[Plotting code records]
>> start

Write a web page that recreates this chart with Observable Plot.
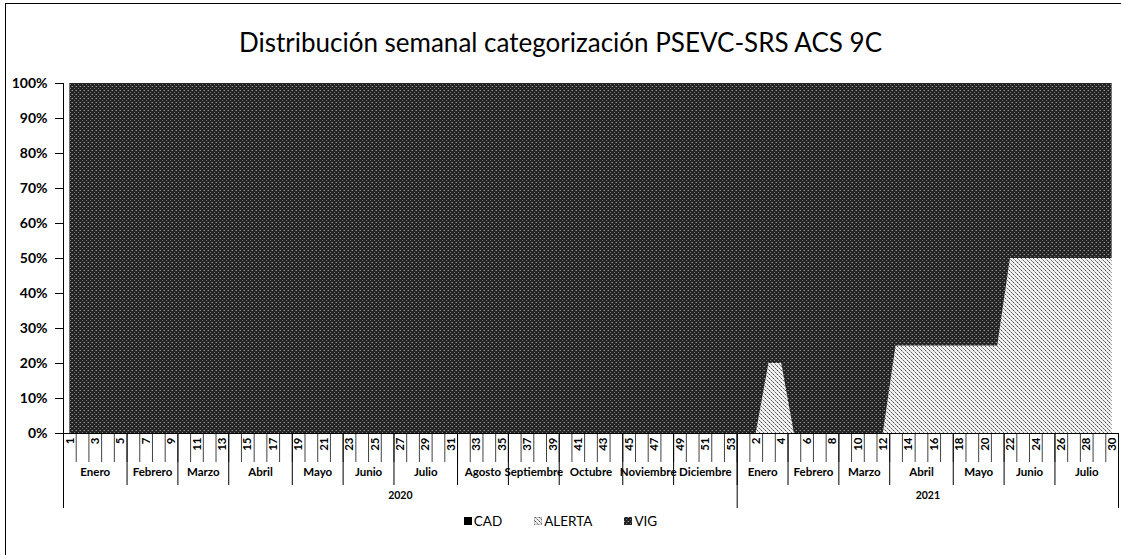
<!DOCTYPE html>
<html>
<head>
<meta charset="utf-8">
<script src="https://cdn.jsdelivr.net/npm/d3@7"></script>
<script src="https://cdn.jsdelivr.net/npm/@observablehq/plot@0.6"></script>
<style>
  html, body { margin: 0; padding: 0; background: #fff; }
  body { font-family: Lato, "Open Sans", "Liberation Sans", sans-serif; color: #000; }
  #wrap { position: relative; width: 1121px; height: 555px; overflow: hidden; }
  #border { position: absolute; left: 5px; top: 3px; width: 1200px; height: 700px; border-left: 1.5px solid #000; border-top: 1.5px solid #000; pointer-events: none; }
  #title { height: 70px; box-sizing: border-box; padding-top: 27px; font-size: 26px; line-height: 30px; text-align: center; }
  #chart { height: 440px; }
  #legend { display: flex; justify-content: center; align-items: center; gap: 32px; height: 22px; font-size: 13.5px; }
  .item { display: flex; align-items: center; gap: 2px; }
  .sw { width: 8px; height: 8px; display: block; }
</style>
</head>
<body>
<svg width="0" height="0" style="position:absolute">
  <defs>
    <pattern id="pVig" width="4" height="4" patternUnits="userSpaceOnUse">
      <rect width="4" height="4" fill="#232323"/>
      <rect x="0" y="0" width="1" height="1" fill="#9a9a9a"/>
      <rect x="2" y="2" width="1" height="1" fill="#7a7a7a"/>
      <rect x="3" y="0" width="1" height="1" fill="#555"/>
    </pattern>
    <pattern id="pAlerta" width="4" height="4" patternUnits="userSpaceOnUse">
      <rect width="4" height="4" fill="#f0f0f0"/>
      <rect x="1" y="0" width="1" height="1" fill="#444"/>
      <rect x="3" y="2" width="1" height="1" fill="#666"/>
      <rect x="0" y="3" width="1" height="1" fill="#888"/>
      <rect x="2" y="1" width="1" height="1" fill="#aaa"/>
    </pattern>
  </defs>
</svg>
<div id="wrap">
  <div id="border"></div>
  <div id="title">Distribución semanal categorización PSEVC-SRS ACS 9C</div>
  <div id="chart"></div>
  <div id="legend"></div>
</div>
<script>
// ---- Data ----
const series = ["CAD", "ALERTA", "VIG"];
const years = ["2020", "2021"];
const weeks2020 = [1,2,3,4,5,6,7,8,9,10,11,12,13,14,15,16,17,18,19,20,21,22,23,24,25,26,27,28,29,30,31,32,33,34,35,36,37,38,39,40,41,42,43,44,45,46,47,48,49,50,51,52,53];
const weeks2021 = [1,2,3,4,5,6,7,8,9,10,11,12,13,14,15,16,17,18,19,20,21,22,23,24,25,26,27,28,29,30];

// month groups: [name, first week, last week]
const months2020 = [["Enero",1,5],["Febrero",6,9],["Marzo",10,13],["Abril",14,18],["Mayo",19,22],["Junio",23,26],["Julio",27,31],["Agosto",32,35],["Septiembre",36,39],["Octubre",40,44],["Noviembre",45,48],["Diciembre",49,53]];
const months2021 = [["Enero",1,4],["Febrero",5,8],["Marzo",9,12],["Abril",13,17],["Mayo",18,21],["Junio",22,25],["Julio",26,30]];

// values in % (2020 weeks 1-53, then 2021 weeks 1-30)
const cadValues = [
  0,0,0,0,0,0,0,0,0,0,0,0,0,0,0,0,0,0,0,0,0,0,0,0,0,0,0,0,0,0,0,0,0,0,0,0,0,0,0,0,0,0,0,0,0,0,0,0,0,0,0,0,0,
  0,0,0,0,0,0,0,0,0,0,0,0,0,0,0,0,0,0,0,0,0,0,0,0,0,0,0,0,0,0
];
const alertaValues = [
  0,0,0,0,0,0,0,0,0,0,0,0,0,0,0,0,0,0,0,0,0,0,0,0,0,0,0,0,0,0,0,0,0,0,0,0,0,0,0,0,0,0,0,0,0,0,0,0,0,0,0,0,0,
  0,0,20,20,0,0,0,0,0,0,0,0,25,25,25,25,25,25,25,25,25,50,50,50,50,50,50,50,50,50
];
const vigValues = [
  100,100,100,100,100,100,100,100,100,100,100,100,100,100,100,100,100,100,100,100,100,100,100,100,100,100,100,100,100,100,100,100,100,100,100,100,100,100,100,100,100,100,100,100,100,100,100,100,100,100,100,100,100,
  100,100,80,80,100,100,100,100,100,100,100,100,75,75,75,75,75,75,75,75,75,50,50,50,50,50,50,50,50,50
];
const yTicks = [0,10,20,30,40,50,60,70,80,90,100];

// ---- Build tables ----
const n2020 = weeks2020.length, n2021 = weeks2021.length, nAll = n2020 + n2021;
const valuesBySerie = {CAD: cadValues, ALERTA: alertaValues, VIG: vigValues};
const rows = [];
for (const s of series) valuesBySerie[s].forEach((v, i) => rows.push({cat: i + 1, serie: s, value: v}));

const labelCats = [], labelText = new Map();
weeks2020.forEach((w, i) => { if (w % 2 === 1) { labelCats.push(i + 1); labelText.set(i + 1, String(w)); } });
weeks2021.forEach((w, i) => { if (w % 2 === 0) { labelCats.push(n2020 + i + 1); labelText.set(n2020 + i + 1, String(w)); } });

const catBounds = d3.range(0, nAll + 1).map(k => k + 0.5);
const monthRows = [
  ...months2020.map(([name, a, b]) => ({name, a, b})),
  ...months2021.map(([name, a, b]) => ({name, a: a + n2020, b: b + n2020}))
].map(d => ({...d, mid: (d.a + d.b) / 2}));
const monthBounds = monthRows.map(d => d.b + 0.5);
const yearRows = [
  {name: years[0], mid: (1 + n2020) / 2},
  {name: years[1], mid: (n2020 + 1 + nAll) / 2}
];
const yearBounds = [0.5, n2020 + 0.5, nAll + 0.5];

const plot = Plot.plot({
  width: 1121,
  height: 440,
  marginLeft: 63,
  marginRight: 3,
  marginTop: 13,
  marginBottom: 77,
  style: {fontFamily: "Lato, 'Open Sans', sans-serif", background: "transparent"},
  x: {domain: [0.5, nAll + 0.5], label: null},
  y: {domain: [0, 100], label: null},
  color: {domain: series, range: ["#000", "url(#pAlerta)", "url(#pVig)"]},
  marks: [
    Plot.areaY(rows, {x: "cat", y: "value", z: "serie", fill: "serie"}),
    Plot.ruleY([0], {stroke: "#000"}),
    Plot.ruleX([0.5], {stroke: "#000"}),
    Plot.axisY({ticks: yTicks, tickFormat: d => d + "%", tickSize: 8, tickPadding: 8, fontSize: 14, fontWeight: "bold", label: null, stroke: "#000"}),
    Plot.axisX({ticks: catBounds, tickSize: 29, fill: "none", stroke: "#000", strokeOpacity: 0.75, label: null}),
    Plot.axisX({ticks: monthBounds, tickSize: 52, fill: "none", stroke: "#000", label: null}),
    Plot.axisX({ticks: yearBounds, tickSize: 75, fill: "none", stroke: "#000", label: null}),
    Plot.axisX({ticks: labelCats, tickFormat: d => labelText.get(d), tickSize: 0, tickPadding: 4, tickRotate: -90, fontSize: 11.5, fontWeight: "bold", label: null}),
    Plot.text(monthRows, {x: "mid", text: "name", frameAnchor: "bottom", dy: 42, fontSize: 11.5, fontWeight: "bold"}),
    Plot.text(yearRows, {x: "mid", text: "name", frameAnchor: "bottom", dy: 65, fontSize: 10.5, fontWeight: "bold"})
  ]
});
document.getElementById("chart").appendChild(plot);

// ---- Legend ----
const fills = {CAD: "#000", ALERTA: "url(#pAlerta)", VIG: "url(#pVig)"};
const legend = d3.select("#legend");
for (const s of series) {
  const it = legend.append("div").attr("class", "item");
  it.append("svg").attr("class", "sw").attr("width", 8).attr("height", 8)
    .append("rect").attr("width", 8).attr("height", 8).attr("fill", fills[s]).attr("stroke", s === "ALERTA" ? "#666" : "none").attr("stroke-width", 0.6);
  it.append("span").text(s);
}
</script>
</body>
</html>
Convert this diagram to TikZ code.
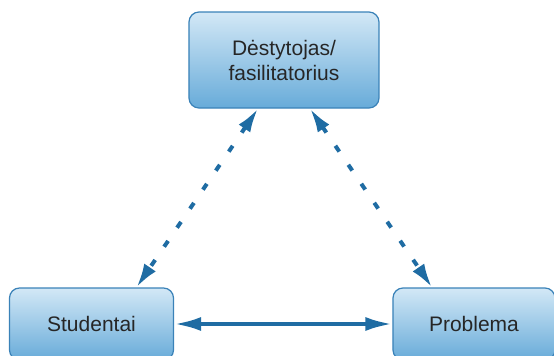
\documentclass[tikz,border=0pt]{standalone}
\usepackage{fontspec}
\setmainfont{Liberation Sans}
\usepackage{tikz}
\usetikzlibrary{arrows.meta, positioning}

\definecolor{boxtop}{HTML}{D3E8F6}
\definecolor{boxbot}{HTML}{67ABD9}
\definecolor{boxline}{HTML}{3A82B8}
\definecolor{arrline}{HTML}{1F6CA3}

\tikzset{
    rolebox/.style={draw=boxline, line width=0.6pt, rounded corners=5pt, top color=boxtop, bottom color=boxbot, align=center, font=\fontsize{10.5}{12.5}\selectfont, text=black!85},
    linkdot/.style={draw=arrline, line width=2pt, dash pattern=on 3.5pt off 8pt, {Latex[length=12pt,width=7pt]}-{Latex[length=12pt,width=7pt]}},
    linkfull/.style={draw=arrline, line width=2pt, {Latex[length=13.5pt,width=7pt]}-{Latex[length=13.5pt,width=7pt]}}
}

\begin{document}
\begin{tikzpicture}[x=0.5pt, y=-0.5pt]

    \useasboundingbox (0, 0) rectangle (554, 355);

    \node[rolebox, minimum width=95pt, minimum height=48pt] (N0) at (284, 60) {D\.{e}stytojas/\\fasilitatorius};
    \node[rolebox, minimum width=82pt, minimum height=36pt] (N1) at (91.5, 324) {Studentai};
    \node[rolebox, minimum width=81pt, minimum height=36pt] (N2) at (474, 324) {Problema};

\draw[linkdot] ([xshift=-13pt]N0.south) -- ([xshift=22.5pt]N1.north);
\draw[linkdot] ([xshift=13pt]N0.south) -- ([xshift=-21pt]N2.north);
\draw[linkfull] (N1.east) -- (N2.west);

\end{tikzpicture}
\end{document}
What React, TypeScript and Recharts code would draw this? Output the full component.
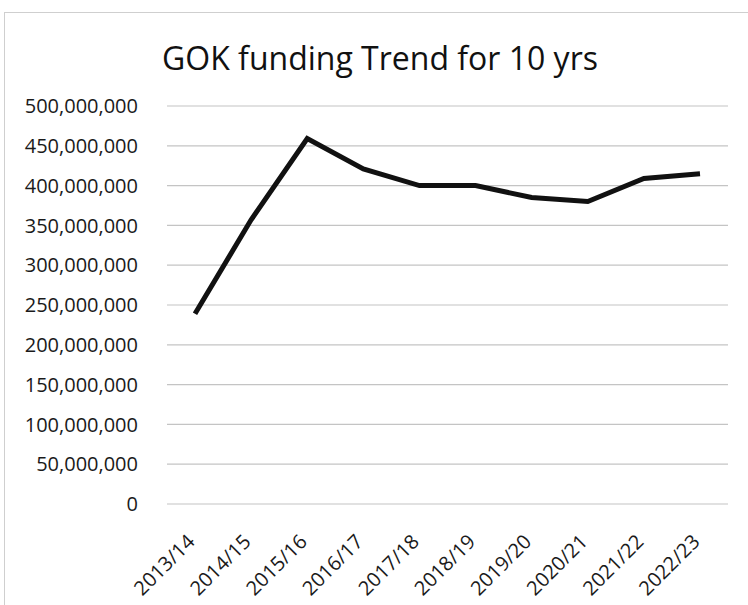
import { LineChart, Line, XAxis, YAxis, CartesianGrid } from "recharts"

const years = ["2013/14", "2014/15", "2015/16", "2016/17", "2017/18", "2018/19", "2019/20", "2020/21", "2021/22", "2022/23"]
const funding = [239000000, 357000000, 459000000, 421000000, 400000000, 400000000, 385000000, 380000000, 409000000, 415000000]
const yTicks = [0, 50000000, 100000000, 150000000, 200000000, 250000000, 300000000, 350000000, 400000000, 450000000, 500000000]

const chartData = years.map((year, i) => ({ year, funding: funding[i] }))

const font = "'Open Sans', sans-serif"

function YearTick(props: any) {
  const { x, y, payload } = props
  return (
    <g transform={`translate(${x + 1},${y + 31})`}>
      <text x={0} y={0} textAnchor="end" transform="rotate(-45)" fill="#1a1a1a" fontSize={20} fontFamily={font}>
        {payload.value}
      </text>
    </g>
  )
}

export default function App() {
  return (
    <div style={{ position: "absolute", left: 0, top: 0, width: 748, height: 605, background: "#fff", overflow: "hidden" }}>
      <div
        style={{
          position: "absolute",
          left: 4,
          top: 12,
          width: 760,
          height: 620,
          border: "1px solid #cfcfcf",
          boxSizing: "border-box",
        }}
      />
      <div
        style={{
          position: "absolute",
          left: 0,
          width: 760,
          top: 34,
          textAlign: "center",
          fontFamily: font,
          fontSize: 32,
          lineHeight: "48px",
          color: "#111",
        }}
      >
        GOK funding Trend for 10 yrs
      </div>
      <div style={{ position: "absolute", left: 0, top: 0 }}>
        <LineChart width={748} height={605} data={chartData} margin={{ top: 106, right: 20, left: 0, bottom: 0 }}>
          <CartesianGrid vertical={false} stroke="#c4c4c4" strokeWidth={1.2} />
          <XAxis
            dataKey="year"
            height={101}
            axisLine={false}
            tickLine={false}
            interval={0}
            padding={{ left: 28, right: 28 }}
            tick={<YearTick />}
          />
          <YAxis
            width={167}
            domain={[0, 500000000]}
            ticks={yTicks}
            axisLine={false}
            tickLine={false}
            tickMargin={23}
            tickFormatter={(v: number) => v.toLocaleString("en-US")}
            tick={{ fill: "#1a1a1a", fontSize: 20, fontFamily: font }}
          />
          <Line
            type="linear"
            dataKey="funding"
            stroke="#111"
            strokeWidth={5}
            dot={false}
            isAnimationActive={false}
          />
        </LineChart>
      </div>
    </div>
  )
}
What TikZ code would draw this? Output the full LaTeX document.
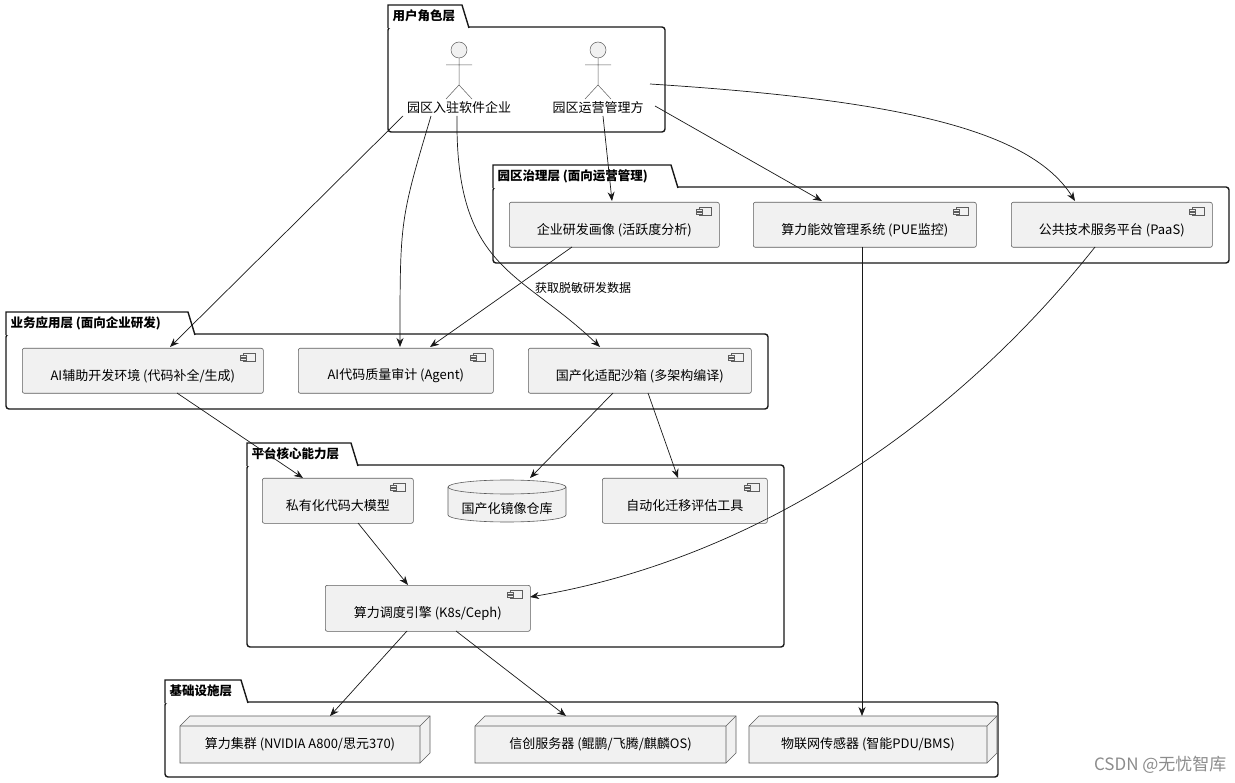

>> end

● What to produce: Return every line containing "draw".

● Solution below:
    rolebox/.style={draw=boxline, line width=0.6pt, rounded corners=5pt, top color=boxtop, bottom color=boxbot, align=center, font=\fontsize{10.5}{12.5}\selectfont, text=black!85},
    linkdot/.style={draw=arrline, line width=2pt, dash pattern=on 3.5pt off 8pt, {Latex[length=12pt,width=7pt]}-{Latex[length=12pt,width=7pt]}},
    linkfull/.style={draw=arrline, line width=2pt, {Latex[length=13.5pt,width=7pt]}-{Latex[length=13.5pt,width=7pt]}}
\draw[linkdot] ([xshift=-13pt]N0.south) -- ([xshift=22.5pt]N1.north);
\draw[linkdot] ([xshift=13pt]N0.south) -- ([xshift=-21pt]N2.north);
\draw[linkfull] (N1.east) -- (N2.west);
What React, TypeScript and Recharts code would draw this? Output the full component.
What TikZ code would draw this? Output the full LaTeX document.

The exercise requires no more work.